Italian IMO Team Selection Test 1990

Problem:
Let $P(x)=x^3-x+1$. Prove that, for every natural number $n > 1$, the numbers $n,P(n),P(P(n)),\ldots$ taken pairwise are relatively primes.

Solution:
Let $P_k(n)=\underbrace{P(P(\ldots P(n))))}_{k \ \textrm{times}}$. We prove by induction on $k \in \mathbb{N}^*$ that $P_k(n) \equiv 1 \pmod{P_i(n)}$ for every $0 \leq i \leq k-1$, where we set $P_0(n)=n$. In this way it's clear that taken two arbitrary numbers from the sequence, they will be relatively primes. If $k=1$ it is trivial, since $P(n)-n(n^2-1)=1$. Suppose that the statement is true for some $k$. Then, $$P_{k+1}(n)=P^3_{k}(n)-P_{k}(n)+1 \equiv 1 \pmod{P_{k}(n)}$$ and by induction hypothesis, $P_k(n) \equiv 1 \pmod{P_i(n)}$ for every $0 \leq i \leq k-1$, so $P_{k+1}(n) \equiv 1 \pmod{P_i(n)}$ for every $0 \leq i \leq k$ and the desired conclusion follows by the Principle of Mathematical Induction.

Italian IMO Team Selection Test 1988

Problem:
Decompose the natural number $n$ into a sum of natural numbers so that the product of the summands is maximum.

Solution:
We go further and give explicitly the maximum product.
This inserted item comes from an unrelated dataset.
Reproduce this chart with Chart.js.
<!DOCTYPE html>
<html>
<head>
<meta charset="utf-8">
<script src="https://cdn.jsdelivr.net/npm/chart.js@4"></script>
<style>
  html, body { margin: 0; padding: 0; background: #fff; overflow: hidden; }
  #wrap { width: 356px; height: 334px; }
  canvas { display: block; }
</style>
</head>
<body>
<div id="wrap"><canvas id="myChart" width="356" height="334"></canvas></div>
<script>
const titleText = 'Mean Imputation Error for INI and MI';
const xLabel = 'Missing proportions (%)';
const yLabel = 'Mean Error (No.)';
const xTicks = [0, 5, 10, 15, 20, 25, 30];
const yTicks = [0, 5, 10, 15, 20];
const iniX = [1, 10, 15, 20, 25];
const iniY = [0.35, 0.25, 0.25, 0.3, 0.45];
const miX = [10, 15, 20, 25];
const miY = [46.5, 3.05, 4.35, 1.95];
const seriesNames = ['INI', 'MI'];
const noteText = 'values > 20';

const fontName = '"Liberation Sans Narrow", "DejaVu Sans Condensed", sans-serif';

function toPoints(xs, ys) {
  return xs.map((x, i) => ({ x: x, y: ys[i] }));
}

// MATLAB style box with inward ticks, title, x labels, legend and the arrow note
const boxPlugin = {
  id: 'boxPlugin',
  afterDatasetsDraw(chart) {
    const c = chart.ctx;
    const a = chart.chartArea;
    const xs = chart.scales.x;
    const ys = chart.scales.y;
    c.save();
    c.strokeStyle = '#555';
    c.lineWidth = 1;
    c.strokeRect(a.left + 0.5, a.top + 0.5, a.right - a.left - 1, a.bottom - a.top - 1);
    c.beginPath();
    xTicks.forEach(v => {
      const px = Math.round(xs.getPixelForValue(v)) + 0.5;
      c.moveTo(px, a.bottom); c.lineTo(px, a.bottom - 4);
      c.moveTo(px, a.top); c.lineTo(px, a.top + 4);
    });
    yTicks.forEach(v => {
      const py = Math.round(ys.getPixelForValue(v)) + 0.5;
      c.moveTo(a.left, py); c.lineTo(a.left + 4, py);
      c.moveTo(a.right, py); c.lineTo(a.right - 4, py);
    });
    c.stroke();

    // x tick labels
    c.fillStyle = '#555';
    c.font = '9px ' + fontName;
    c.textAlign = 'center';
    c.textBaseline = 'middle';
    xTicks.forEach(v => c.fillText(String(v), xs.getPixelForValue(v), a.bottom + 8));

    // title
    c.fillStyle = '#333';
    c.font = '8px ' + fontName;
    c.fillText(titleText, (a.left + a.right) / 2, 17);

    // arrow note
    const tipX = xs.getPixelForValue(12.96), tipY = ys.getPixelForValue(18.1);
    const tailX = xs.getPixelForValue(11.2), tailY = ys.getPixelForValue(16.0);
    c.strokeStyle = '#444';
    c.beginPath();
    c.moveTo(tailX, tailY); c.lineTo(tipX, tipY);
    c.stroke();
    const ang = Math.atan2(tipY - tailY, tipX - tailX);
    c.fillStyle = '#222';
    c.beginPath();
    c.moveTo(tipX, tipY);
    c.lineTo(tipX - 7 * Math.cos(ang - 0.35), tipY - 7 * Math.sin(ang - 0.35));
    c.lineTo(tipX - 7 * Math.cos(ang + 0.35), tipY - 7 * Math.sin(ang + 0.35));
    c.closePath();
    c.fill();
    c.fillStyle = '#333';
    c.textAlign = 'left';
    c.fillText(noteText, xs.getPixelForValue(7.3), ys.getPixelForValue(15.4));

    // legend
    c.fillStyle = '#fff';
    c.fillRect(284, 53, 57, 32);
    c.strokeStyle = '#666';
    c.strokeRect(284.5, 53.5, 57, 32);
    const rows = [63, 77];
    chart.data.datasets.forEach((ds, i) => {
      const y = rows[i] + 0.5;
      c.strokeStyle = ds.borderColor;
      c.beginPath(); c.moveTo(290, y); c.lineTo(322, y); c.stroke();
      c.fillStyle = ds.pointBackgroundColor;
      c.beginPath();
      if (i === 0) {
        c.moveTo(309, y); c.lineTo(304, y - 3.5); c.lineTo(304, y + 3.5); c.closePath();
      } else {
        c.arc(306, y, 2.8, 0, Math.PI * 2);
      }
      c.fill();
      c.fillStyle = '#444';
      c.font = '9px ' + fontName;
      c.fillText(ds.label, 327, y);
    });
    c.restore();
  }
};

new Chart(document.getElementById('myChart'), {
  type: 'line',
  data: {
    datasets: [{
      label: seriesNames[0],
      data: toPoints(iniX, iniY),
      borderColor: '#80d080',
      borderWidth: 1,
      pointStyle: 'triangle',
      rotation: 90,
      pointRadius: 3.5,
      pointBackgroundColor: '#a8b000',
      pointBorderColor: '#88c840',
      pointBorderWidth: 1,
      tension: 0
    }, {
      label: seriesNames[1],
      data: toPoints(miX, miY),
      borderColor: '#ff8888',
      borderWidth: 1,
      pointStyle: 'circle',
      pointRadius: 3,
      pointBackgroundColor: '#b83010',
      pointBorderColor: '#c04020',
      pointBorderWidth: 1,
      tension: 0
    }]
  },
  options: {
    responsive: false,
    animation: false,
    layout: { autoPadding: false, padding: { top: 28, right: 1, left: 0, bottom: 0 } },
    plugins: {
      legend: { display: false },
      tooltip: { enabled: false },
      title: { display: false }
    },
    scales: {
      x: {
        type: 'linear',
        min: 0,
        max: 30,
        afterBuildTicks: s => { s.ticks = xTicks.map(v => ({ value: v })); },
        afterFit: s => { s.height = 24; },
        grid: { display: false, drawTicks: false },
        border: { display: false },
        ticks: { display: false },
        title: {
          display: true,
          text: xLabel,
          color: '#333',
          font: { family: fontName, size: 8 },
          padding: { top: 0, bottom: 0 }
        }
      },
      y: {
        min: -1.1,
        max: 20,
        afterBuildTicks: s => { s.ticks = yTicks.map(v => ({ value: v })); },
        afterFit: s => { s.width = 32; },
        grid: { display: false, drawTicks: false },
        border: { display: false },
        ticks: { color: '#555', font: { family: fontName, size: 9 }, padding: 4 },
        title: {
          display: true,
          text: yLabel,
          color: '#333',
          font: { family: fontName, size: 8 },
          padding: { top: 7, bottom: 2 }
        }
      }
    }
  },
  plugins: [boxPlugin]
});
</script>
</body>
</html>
Let $n=a_1+a_2+\ldots+a_m$ and $P=a_1a_2\cdots a_m$, where $a_i \in \mathbb{N}^*$ for every $1 \leq i \leq m$ . If $n=1,2$, clearly $P_{\max}=1$. Assume $n > 2$. To maximize $P$, any number $a_i$ can't be $1$ since $a_i + 1 > a_i \cdot 1$ for every $1 \leq i \leq m$ and we can replace the two summands $a_i$ and $1$ with $a_i + 1$. Likewise, if $a_i > 4$, we can replace $a_i$ with $(a_i-2)+2$ since $2(a_i-2) > a_i$. At last, we observe that it's indifferent to have $4$ or $2+2$, so $P$ can be maximized with $2$'s and $3$'s. Since $3^2 > 2^3$, we can have at most two summands equal to $2$ since we can replace $2+2+2$ with $3+3$. To be more precise, we have $$P_{max} = \left\{ \begin{array}{lll} 3^k & \textrm{if } n=3k \\ 2^2 \cdot 3^{k-1} & \textrm{if } n=3k+1 \\ 2\cdot 3^k & \textrm{if } n=3k+2 \end{array} \right.$$ where $k \in \mathbb{N}^*$.